--- begin COLLECTED MATERIAL ---

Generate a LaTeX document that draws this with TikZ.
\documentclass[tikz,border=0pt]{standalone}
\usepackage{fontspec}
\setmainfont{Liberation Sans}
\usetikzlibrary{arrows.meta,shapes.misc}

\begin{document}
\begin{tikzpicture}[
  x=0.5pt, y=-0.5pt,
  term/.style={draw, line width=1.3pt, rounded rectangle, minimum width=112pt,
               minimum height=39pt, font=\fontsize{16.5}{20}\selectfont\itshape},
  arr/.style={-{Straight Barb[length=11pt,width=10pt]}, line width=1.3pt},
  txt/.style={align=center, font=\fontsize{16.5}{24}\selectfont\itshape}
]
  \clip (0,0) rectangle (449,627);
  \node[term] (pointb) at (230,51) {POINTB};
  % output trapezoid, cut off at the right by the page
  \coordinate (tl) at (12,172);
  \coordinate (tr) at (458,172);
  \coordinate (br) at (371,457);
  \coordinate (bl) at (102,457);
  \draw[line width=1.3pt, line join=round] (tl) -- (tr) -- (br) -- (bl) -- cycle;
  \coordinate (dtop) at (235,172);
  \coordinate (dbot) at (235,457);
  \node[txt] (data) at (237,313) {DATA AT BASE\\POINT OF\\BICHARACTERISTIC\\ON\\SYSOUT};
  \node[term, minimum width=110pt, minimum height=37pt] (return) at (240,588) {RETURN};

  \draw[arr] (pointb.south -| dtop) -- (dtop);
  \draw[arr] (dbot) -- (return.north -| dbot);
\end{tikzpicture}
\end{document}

--- end COLLECTED MATERIAL ---

▶ DIRECTIONS FOR THIS TASK
Transcribe the whole listing with nothing added or left out.

▶ FULL RESPONSE
Generate a LaTeX document that draws this with TikZ.
\documentclass[tikz,border=0pt]{standalone}
\usepackage{fontspec}
\setmainfont{Liberation Sans}
\usetikzlibrary{arrows.meta,shapes.misc}

\begin{document}
\begin{tikzpicture}[
  x=0.5pt, y=-0.5pt,
  term/.style={draw, line width=1.3pt, rounded rectangle, minimum width=112pt,
               minimum height=39pt, font=\fontsize{16.5}{20}\selectfont\itshape},
  arr/.style={-{Straight Barb[length=11pt,width=10pt]}, line width=1.3pt},
  txt/.style={align=center, font=\fontsize{16.5}{24}\selectfont\itshape}
]
  \clip (0,0) rectangle (449,627);
  \node[term] (pointb) at (230,51) {POINTB};
  % output trapezoid, cut off at the right by the page
  \coordinate (tl) at (12,172);
  \coordinate (tr) at (458,172);
  \coordinate (br) at (371,457);
  \coordinate (bl) at (102,457);
  \draw[line width=1.3pt, line join=round] (tl) -- (tr) -- (br) -- (bl) -- cycle;
  \coordinate (dtop) at (235,172);
  \coordinate (dbot) at (235,457);
  \node[txt] (data) at (237,313) {DATA AT BASE\\POINT OF\\BICHARACTERISTIC\\ON\\SYSOUT};
  \node[term, minimum width=110pt, minimum height=37pt] (return) at (240,588) {RETURN};

  \draw[arr] (pointb.south -| dtop) -- (dtop);
  \draw[arr] (dbot) -- (return.north -| dbot);
\end{tikzpicture}
\end{document}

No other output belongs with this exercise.